Source code of charts:
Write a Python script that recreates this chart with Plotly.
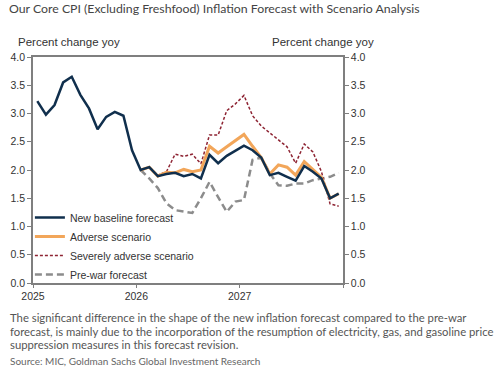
import plotly.graph_objects as go

months = list(range(36))  # Jan 2025 .. Dec 2027 (month index)

baseline = [3.22, 2.98, 3.15, 3.55, 3.65, 3.33, 3.09, 2.72, 2.94, 3.03, 2.96, 2.35,
            2.00, 2.05, 1.89, 1.93, 1.95, 1.89, 1.93, 1.85, 2.27, 2.12, 2.25, 2.34,
            2.43, 2.35, 2.22, 1.91, 1.95, 1.88, 1.81, 2.07, 1.97, 1.85, 1.50, 1.58]
adverse = [None]*12 + [2.00, 2.05, 1.89, 1.96, 1.95, 2.01, 1.97, 2.00, 2.42, 2.30, 2.41, 2.52,
                       2.63, 2.42, 2.22, 1.93, 2.09, 2.05, 1.91, 2.15, 2.01, 1.87, 1.50, 1.58]
severe = [None]*12 + [2.00, 2.05, 1.91, 1.97, 2.28, 2.24, 2.28, 2.11, 2.62, 2.62, 3.05, 3.17,
                      3.32, 2.96, 2.78, 2.66, 2.53, 2.41, 2.12, 2.46, 2.32, 1.97, 1.40, 1.36]
prewar = [None]*12 + [2.00, 1.85, 1.68, 1.41, 1.29, 1.27, 1.24, 1.50, 1.79, 1.52, 1.26, 1.44,
                      1.47, 2.18, 2.22, 1.94, 1.73, 1.72, 1.76, 1.76, 1.82, 1.85, 1.88, 1.95]

year_ticks = [0, 12, 24, 36]
year_labels = ["2025", "2026", "2027", ""]
y_ticks = [0.0, 0.5, 1.0, 1.5, 2.0, 2.5, 3.0, 3.5, 4.0]

x = [m + 0.5 for m in months]

fig = go.Figure()
fig.add_trace(go.Scatter(x=x, y=prewar, name="Pre-war forecast", mode="lines",
                         line=dict(color="#8c8c8c", width=2.5, dash="7px,4px")))
fig.add_trace(go.Scatter(x=x, y=severe, name="Severely adverse scenario", mode="lines",
                         line=dict(color="#8e2433", width=1.5, dash="3px,2px")))
fig.add_trace(go.Scatter(x=x, y=adverse, name="Adverse scenario", mode="lines",
                         line=dict(color="#f2a65a", width=3)))
fig.add_trace(go.Scatter(x=x, y=baseline, name="New baseline forecast", mode="lines",
                         line=dict(color="#102f4d", width=2.5)))
# invisible trace on right axis
fig.add_trace(go.Scatter(x=[x[0]], y=[None], yaxis="y2", showlegend=False, hoverinfo="skip"))

axis_font = dict(family="Liberation Sans, Arial", size=10.5, color="#333333")

fig.update_layout(
    width=500, height=374,
    margin=dict(l=33, r=157, t=57, b=91),
    paper_bgcolor="white", plot_bgcolor="white",
    font=axis_font,
    showlegend=True,
    legend=dict(x=-0.01, y=0.354, xanchor="left", yanchor="top",
                traceorder="reversed", bgcolor="rgba(0,0,0,0)",
                font=dict(family="Liberation Sans, Arial", size=10.5, color="#333333"),
                tracegroupgap=0, itemwidth=30),
    xaxis=dict(range=[0, 36], tickvals=year_ticks, ticktext=year_labels,
               showgrid=False, zeroline=False, showline=True, linecolor="#7f7f7f",
               linewidth=1.5, mirror=True, ticks="outside", ticklen=3,
               tickcolor="#7f7f7f", tickfont=axis_font),
    yaxis=dict(range=[0, 4], tickvals=y_ticks, tickformat=".1f",
               showgrid=False, zeroline=False, showline=True, linecolor="#7f7f7f",
               linewidth=1.5, ticks="outside", ticklen=4, tickcolor="#7f7f7f",
               tickfont=axis_font),
    yaxis2=dict(range=[0, 4], tickvals=y_ticks, tickformat=".1f", overlaying="y",
                side="right", showgrid=False, zeroline=False, showline=True,
                linecolor="#7f7f7f", linewidth=1.5, ticks="outside", ticklen=4,
                tickcolor="#7f7f7f", tickfont=axis_font),
)

def py(p):
    return (283 - p) / 226.0

def px(p):
    return (p - 33) / 310.0

text_font = "Lato, Open Sans, sans-serif"
title_axis_font = dict(family="Liberation Sans, Arial", size=11.5, color="#333333")
cap_font = dict(family=text_font, size=11.3, color="#555555")
anns = [
    dict(text="Our Core CPI (Excluding Freshfood) Inflation Forecast with Scenario Analysis",
         x=px(7), y=py(9), font=dict(family=text_font, size=12.3, color="#444444")),
    dict(text="Percent change yoy", x=px(16), y=py(42), font=title_axis_font),
    dict(text="Percent change yoy", x=px(270), y=py(42), font=title_axis_font),
    dict(text="The significant difference in the shape of the new inflation forecast compared to the pre-war",
         x=px(8), y=py(317), font=cap_font),
    dict(text="forecast, is mainly due to the incorporation of the resumption of electricity, gas, and gasoline price",
         x=px(8), y=py(331), font=cap_font),
    dict(text="suppression measures in this forecast revision.",
         x=px(8), y=py(344), font=cap_font),
    dict(text="Source: MIC, Goldman Sachs Global Investment Research",
         x=px(8), y=py(361), font=dict(family=text_font, size=10, color="#666666")),
]
for a in anns:
    fig.add_annotation(xref="paper", yref="paper", xanchor="left", yanchor="middle",
                       showarrow=False, **a)

fig.write_html("out.html", config={"displayModeBar": False},
               post_script="document.body.style.margin='0px';")
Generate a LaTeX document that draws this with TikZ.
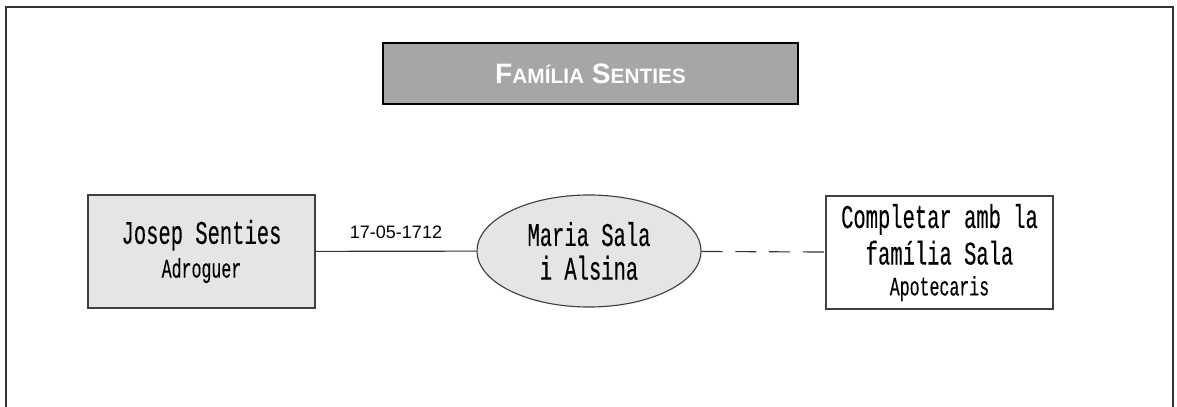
\documentclass[tikz,border=0pt]{standalone}
\usepackage{fontspec}
\usetikzlibrary{shapes.geometric}
\setmainfont{Liberation Sans}
\newfontfamily\typefont[FakeStretch=0.62,FakeBold=0.25]{Liberation Mono}

\begin{document}
\begin{tikzpicture}[x=0.025cm,y=-0.025cm,-]
    \newcommand{\bigname}{\typefont\fontsize{23.5}{24}\selectfont}
    \newcommand{\smallname}{\typefont\fontsize{19}{20}\selectfont}
    \newcommand{\smc}[1]{{\fontsize{14.8}{16}\selectfont #1}}
    \tikzstyle{person}=[rectangle,draw=black!75,fill=black!10,line width=0.8pt,minimum width=5.675cm,minimum height=2.825cm,inner sep=0pt,align=center,font=\bigname]
    \tikzstyle{spouse}=[ellipse,draw=black!75,fill=black!10,line width=0.8pt,minimum width=5.6cm,minimum height=2.8cm,inner sep=0pt,align=center,font=\bigname]
    \tikzstyle{pending}=[rectangle,draw=black!75,fill=white,line width=0.8pt,minimum width=5.675cm,minimum height=2.825cm,inner sep=0pt,align=center,font=\bigname]
    \tikzstyle{heading}=[rectangle,draw=black,fill=black!35,line width=1.8pt,minimum width=10.375cm,minimum height=1.525cm,text=white,font=\bfseries\fontsize{20}{22}\selectfont]

    \useasboundingbox (0,0) rectangle (1177,407);
    \draw[line width=1pt,black!80] (6,407) -- (6,7) -- (1173,7) -- (1173,407);

    \node[heading] (title) at (590.5,73.5) {F\smc{AMÍLIA} S\smc{ENTIES}};

    \node[person] (josep) at (201.5,251.5) {Josep Senties\\ \smallname Adroguer};
    \node[spouse] (maria) at (589,251) {Maria Sala\\ i Alsina};
    \node[pending] (sala) at (939.5,252.5) {Completar amb la\\[2pt] família Sala\\[-2pt] \smallname Apotecaris};

    \draw[line width=0.8pt,black!80] (josep) -- node[above=5pt,text=black,font=\fontsize{12.8}{14}\selectfont] (wedding) {17-05-1712} (maria);
    \draw[line width=0.8pt,black!80,dash pattern=on 15pt off 9pt] (maria) -- (sala);
\end{tikzpicture}
\end{document}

Task details - Restate, line by line and word for word, everything from the top of the material through the line that contains "months = list(range(36))". Leave pictures out.

Worked answer -
Write a Python script that recreates this chart with Plotly.
import plotly.graph_objects as go

months = list(range(36))  # Jan 2025 .. Dec 2027 (month index)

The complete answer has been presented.